Aim of the exercise — Using the data below, copy each line that includes the word "this".

[Start Material to process]

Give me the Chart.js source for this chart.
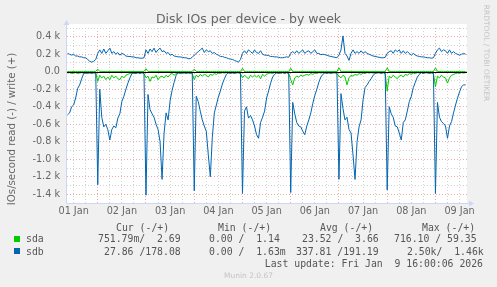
<!DOCTYPE html>
<html>
<head>
<meta charset="utf-8">
<script src="https://cdn.jsdelivr.net/npm/chart.js@4.4.1/dist/chart.umd.min.js"></script>
<style>
  html, body { margin: 0; padding: 0; background: #f0f0f0; }
  #wrap { position: relative; width: 497px; height: 287px; overflow: hidden; font-family: "DejaVu Sans", sans-serif; color: #666; }
  #chart { position: absolute; left: 0; top: 0; }
  .t { position: absolute; white-space: pre; line-height: 12px; height: 12px; }
  .mono { font-family: "DejaVu Sans Mono", monospace; font-size: 9.8px; color: #555; }
  .sq { position: absolute; width: 6px; height: 6px; }
</style>
</head>
<body>
<div id="wrap">
  <canvas id="chart" width="497" height="287"></canvas>
  <div class="t" style="left:0;width:497px;text-align:center;top:11px;line-height:15px;height:15px;font-size:12.5px;">Disk IOs per device - by week</div>
  <div class="t" style="left:-88px;width:200px;top:123px;text-align:center;font-size:10.2px;transform:rotate(-90deg);">IOs/second read (-) / write (+)</div>
  <div class="t" style="left:436px;width:100px;top:47px;text-align:center;font-size:7.5px;color:#c4c4c4;transform:rotate(90deg);">RRDTOOL / TOBI OETIKER</div>

  <div class="t mono" style="left:116px;top:222px;">Cur (-/+)</div>
  <div class="t mono" style="left:218px;top:222px;">Min (-/+)</div>
  <div class="t mono" style="left:320px;top:222px;">Avg (-/+)</div>
  <div class="t mono" style="left:422px;top:222px;">Max (-/+)</div>

  <div class="sq" style="left:14px;top:236px;background:#00cc00;"></div>
  <div class="t mono" style="left:26px;top:233px;">sda</div>
  <div class="t mono" style="left:98px;top:233px;">751.79m/  2.69</div>
  <div class="t mono" style="left:209px;top:233px;">0.00 /  1.14</div>
  <div class="t mono" style="left:302px;top:233px;">23.52 /  3.66</div>
  <div class="t mono" style="left:394px;top:233px;">716.10 / 59.35</div>

  <div class="sq" style="left:14px;top:248px;background:#0066b3;"></div>
  <div class="t mono" style="left:26px;top:246px;">sdb</div>
  <div class="t mono" style="left:104px;top:246px;">27.86 /178.08</div>
  <div class="t mono" style="left:209px;top:246px;">0.00 /  1.63m</div>
  <div class="t mono" style="left:296px;top:246px;">337.81 /191.19</div>
  <div class="t mono" style="left:407px;top:246px;">2.50k/  1.46k</div>

  <div class="t mono" style="left:0;width:483px;text-align:right;top:258px;">Last update: Fri Jan  9 16:00:06 2026</div>
  <div class="t" style="left:0;width:497px;text-align:center;top:270px;font-size:7.5px;color:#c4c4c4;">Munin 2.0.67</div>
</div>
<script>
window.addEventListener("DOMContentLoaded", () => {

  // hourly samples, first one at 01 Jan 09:00 (hours counted from 01 Jan 00:00)
  const firstHour = 9;
  const dayLabels = ["01 Jan", "02 Jan", "03 Jan", "04 Jan", "05 Jan", "06 Jan", "07 Jan", "08 Jan", "09 Jan"];

  // sdb reads (drawn negative)
  const sdbRead = [
    -490, -470, -400, -380, -300, -190, -150, -80, -20, -10, -20, -10, -20, -10, -20,
    -1290, -200, -520, -630, -600, -660, -780, -660, -620, -640, -530, -480, -340, -280, -200, -130, -70, -20, -10, -20, -10, -20, -10, -20,
    -1410, -260, -430, -480, -520, -600, -660, -800, -1230, -700, -470, -550, -330, -210, -120, -40, -10, -20, -10, -10, -20, -10, -20, -10,
    -1360, -280, -340, -450, -550, -620, -680, -950, -1200, -750, -470, -380, -290, -220, -140, -80, -30, -10, -20, -10, -20, -10, -10, -20,
    -1390, -450, -400, -530, -500, -550, -620, -720, -760, -580, -520, -450, -300, -220, -130, -60, -30, -10, -20, -10, -10, -20, -10, -20,
    -1380, -350, -480, -580, -620, -630, -680, -720, -620, -550, -470, -360, -270, -200, -120, -60, -30, -10, -20, -10, -20, -10, -10, -20,
    -1230, -250, -420, -550, -520, -660, -700, -950, -1230, -800, -630, -550, -320, -180, -150, -110, -80, -40, -20, -10, -10, -20, -10, -20,
    -1350, -400, -480, -520, -620, -630, -700, -780, -580, -550, -450, -340, -280, -180, -120, -60, -30, -10, -20, -10, -10, -20, -10, -20,
    -1390, -350, -520, -570, -590, -620, -760, -620, -570, -470, -380, -300, -230, -170, -150, -150
  ];

  // sdb writes
  const sdbWrite = [
    210, 200, 190, 200, 180, 180, 170, 170, 160, 160, 140, 120, 110, 120, 140,
    210, 250, 210, 260, 210, 240, 270, 210, 230, 200, 220, 190, 210, 200, 180, 175, 175, 170, 170, 160, 160, 155, 155, 160,
    250, 210, 260, 230, 270, 220, 250, 270, 230, 240, 210, 220, 190, 200, 180, 175, 170, 170, 165, 160, 160, 150, 150, 165,
    190, 210, 230, 250, 270, 220, 250, 230, 240, 210, 220, 200, 190, 175, 175, 165, 160, 150, 145, 140, 130, 120, 110, 140,
    210, 240, 210, 250, 230, 210, 250, 220, 210, 240, 200, 190, 190, 185, 175, 175, 170, 170, 165, 160, 160, 165, 170, 165,
    210, 230, 210, 240, 210, 230, 250, 210, 230, 240, 210, 230, 250, 210, 210, 195, 200, 195, 190, 180, 175, 170, 165, 160,
    190, 250, 410, 210, 180, 130, 210, 250, 210, 230, 210, 240, 210, 230, 210, 200, 190, 180, 175, 170, 165, 160, 160, 165,
    210, 230, 240, 210, 250, 230, 250, 210, 240, 210, 230, 210, 190, 210, 190, 180, 175, 170, 170, 165, 160, 160, 155, 160,
    210, 250, 270, 230, 250, 240, 210, 250, 210, 230, 210, 200, 190, 200, 210, 200
  ];

  // sda reads (drawn negative)
  const sdaRead = [
    -15, -10, -20, -15, -10, -20, -15, -10, -15, -20, -10, -15, -10, -15, -10,
    -110, -40, -70, -50, -90, -60, -90, -40, -70, -50, -80, -90, -50, -70, -40, -30, -20, -15, -20, -15, -10, -15, -10, -20,
    -70, -50, -110, -60, -70, -40, -90, -60, -50, -70, -40, -60, -30, -20, -40, -20, -15, -10, -20, -15, -10, -15, -10, -20,
    -90, -40, -60, -30, -50, -30, -40, -60, -30, -40, -20, -30, -15, -20, -10, -15, -10, -15, -10, -15, -10, -15, -10, -20,
    -70, -40, -60, -80, -40, -60, -40, -60, -40, -80, -30, -50, -30, -20, -15, -20, -10, -15, -10, -20, -10, -15, -10, -20,
    -90, -150, -70, -50, -60, -40, -50, -40, -30, -40, -20, -30, -15, -20, -10, -15, -10, -15, -10, -15, -10, -15, -10, -20,
    -50, -70, -40, -60, -150, -70, -40, -50, -30, -40, -20, -30, -15, -20, -10, -15, -10, -15, -10, -15, -10, -15, -10, -20,
    -220, -50, -70, -40, -60, -80, -50, -40, -60, -30, -40, -20, -30, -15, -20, -10, -15, -10, -15, -10, -15, -10, -15, -20,
    -170, -50, -70, -40, -60, -70, -130, -70, -40, -30, -20, -15, -20, -10, -15, -10
  ];

  // sda writes
  const sdaWrite = [
    3, 3, 2, 3, 3, 2, 3, 3, 2, 3, 3, 2, 3, 3, 4,
    30, 3, 4, 3, 3, 4, 3, 3, 3, 2, 3, 3, 2, 3, 3, 2, 3, 3, 2, 3, 3, 2, 3, 3,
    35, 3, 4, 3, 3, 4, 3, 3, 3, 2, 3, 3, 2, 3, 3, 2, 3, 3, 2, 3, 3, 2, 3, 3,
    30, 4, 3, 3, 4, 3, 3, 3, 2, 3, 3, 2, 3, 3, 2, 3, 3, 2, 3, 3, 2, 3, 3, 3,
    40, 3, 4, 3, 3, 4, 3, 3, 3, 2, 3, 3, 2, 3, 3, 2, 3, 3, 2, 3, 3, 2, 3, 3,
    40, 4, 3, 3, 4, 3, 3, 3, 2, 3, 3, 2, 3, 3, 2, 3, 3, 2, 3, 3, 2, 3, 3, 3,
    45, 3, 4, 3, 3, 4, 3, 3, 3, 2, 3, 3, 2, 3, 3, 2, 3, 3, 2, 3, 3, 2, 3, 3,
    45, 4, 3, 3, 4, 3, 3, 3, 2, 3, 3, 2, 3, 3, 2, 3, 3, 2, 3, 3, 2, 3, 3, 3,
    45, 4, 3, 3, 4, 3, 3, 3, 2, 3, 3, 2, 3, 3, 3, 3
  ];

  const pts = arr => arr.map((v, i) => ({ x: firstHour + i, y: v }));

  const majorGrid = "#eeaaaa";
  const minorGrid = "#d2d2d2";
  const axisColor = "#cfd6f8";

  // white canvas, zero line and munin style axis arrows
  const muninFrame = {
    id: "muninFrame",
    beforeDraw(chart) {
      const { ctx, chartArea: a } = chart;
      ctx.save();
      ctx.fillStyle = "#ffffff";
      ctx.fillRect(a.left, a.top - 4, a.right - a.left, a.bottom - a.top + 4);
      ctx.restore();
    },
    afterDatasetsDraw(chart) {
      const { ctx, chartArea: a, scales } = chart;
      const y0 = Math.round(scales.y.getPixelForValue(0)) + 0.5;
      const l = Math.round(a.left) - 0.5;
      const b = Math.round(a.bottom) + 0.5;
      ctx.save();
      ctx.lineWidth = 1;
      ctx.strokeStyle = "#000000";
      ctx.beginPath();
      ctx.moveTo(a.left, y0);
      ctx.lineTo(a.right, y0);
      ctx.stroke();

      ctx.strokeStyle = axisColor;
      ctx.beginPath();
      ctx.moveTo(l, b);
      ctx.lineTo(l, a.top - 4);
      ctx.moveTo(l, b);
      ctx.lineTo(a.right + 3, b);
      ctx.stroke();

      ctx.fillStyle = axisColor;
      ctx.beginPath();
      ctx.moveTo(l, a.top - 8);
      ctx.lineTo(l - 3, a.top - 3);
      ctx.lineTo(l + 3, a.top - 3);
      ctx.closePath();
      ctx.fill();
      ctx.beginPath();
      ctx.moveTo(a.right + 7, b);
      ctx.lineTo(a.right + 2, b - 3);
      ctx.lineTo(a.right + 2, b + 3);
      ctx.closePath();
      ctx.fill();
      ctx.restore();
    }
  };

  const line = (data, color) => ({
    data: data,
    borderColor: color,
    borderWidth: 1,
    pointRadius: 0,
    fill: false
  });

  new Chart(document.getElementById("chart"), {
    type: "line",
    data: {
      datasets: [
        line(pts(sdbWrite), "#0066b3"),
        line(pts(sdbRead), "#0066b3"),
        line(pts(sdaWrite), "#00cc00"),
        line(pts(sdaRead), "#00cc00")
      ]
    },
    plugins: [muninFrame],
    options: {
      responsive: false,
      animation: false,
      layout: { padding: { left: 0, right: 30, top: 28, bottom: 0 } },
      elements: { line: { tension: 0 } },
      plugins: { legend: { display: false }, tooltip: { enabled: false } },
      scales: {
        x: {
          type: "linear",
          min: 8.7,
          max: 207.7,
          afterFit: s => { s.height = 84; },
          afterBuildTicks: s => {
            const ticks = [];
            for (let h = 12; h <= 204; h += 6) ticks.push({ value: h });
            s.ticks = ticks;
          },
          border: { display: false, dash: [1, 2] },
          grid: {
            drawTicks: false,
            color: c => (c.tick && c.tick.value % 24 === 0 ? majorGrid : minorGrid)
          },
          ticks: {
            autoSkip: false,
            maxRotation: 0,
            padding: 3,
            color: "#666",
            font: { family: "DejaVu Sans", size: 9.7 },
            callback: v => (v % 24 === 12 ? dayLabels[(v - 12) / 24] : "")
          }
        },
        y: {
          min: -1500,
          max: 500,
          afterFit: s => { s.width = 67; },
          border: { display: false, dash: [1, 2] },
          grid: {
            drawTicks: false,
            color: c => (c.tick && c.tick.value % 200 === 0 ? majorGrid : minorGrid)
          },
          ticks: {
            stepSize: 100,
            autoSkip: false,
            padding: 7,
            color: "#666",
            font: { family: "DejaVu Sans", size: 9.7 },
            callback: v => {
              if (v % 200 !== 0 || v === -1500 || v === 500) return "";
              return v === 0 ? "0.0" : (v / 1000).toFixed(1) + " k";
            }
          }
        }
      }
    }
  });

});
</script>
</body>
</html>
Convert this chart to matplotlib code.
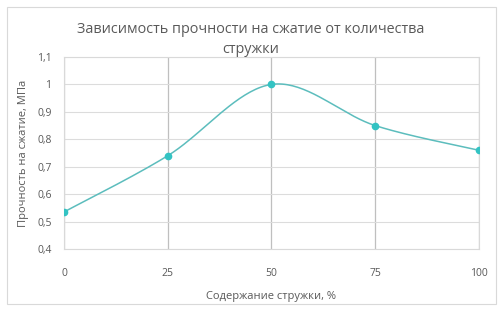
import matplotlib.pyplot as plt
import numpy as np
from matplotlib.patches import Rectangle

# данные
content = [0, 25, 50, 75, 100]
strength = [0.535, 0.74, 1.0, 0.85, 0.76]
x_ticks = [0, 25, 50, 75, 100]
y_ticks = [0.4, 0.5, 0.6, 0.7, 0.8, 0.9, 1.0, 1.1]
y_tick_labels = ['0,4', '0,5', '0,6', '0,7', '0,8', '0,9', '1', '1,1']

plt.rcParams['font.family'] = ['Open Sans', 'DejaVu Sans']


def smooth(xs, ys, n=40):
    # сглаживание как в Excel (кривые Безье с контрольными точками Catmull-Rom)
    xs = np.asarray(xs, float)
    ys = np.asarray(ys, float)
    px = np.concatenate([[xs[0]], xs, [xs[-1]]])
    py = np.concatenate([[ys[0]], ys, [ys[-1]]])
    outx, outy = [], []
    t = np.linspace(0, 1, n)
    for i in range(1, len(px) - 2):
        p0 = np.array([px[i], py[i]])
        p3 = np.array([px[i + 1], py[i + 1]])
        p1 = p0 + (np.array([px[i + 1], py[i + 1]]) - np.array([px[i - 1], py[i - 1]])) / 6
        p2 = p3 - (np.array([px[i + 2], py[i + 2]]) - np.array([px[i], py[i]])) / 6
        b = ((1 - t) ** 3)[:, None] * p0 + (3 * (1 - t) ** 2 * t)[:, None] * p1 \
            + (3 * (1 - t) * t ** 2)[:, None] * p2 + (t ** 3)[:, None] * p3
        outx.extend(b[:, 0])
        outy.extend(b[:, 1])
    return outx, outy


fig = plt.figure(figsize=(5.02, 3.11), dpi=100)
ax = fig.add_axes([0.1275, 0.1994, 0.8265, 0.6173])

# рамка вокруг диаграммы
fig.patches.append(Rectangle((0.014, 0.022), 0.975, 0.955, transform=fig.transFigure,
                             fill=False, edgecolor='#d9d9d9', linewidth=0.8))

sx, sy = smooth(content, strength)
ax.plot(sx, sy, color='#5cbdbd', linewidth=1.1, zorder=3)
ax.plot(content, strength, 'o', color='#33c3c3', markersize=4.5, zorder=4)

ax.set_xlim(0, 100)
ax.set_ylim(0.4, 1.1)
ax.set_xticks(x_ticks)
ax.set_yticks(y_ticks)
ax.set_yticklabels(y_tick_labels)
ax.tick_params(length=0, labelsize=7.5, colors='#595959')
ax.tick_params(axis='x', pad=14)
ax.tick_params(axis='y', pad=9)

ax.grid(axis='x', color='#bfbfbf', linewidth=0.9)
ax.grid(axis='y', color='#dcdcdc', linewidth=0.8)
ax.set_axisbelow(True)
for side in ['top', 'right', 'left', 'bottom']:
    ax.spines[side].set_color('#d9d9d9')
    ax.spines[side].set_linewidth(0.8)

ax.set_xlabel('Содержание стружки, %', fontsize=8, color='#595959', labelpad=8)
ax.set_ylabel('Прочность на сжатие, МПа', fontsize=8, color='#595959', labelpad=6)
fig.text(0.5, 0.874, 'Зависимость прочности на сжатие от количества\nстружки',
         ha='center', va='center', fontsize=10.4, color='#595959', linespacing=1.45)

plt.savefig('out.png', dpi=100, facecolor='white')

[End Material to process]

Exercise solution —
Give me the Chart.js source for this chart.
Convert this chart to matplotlib code.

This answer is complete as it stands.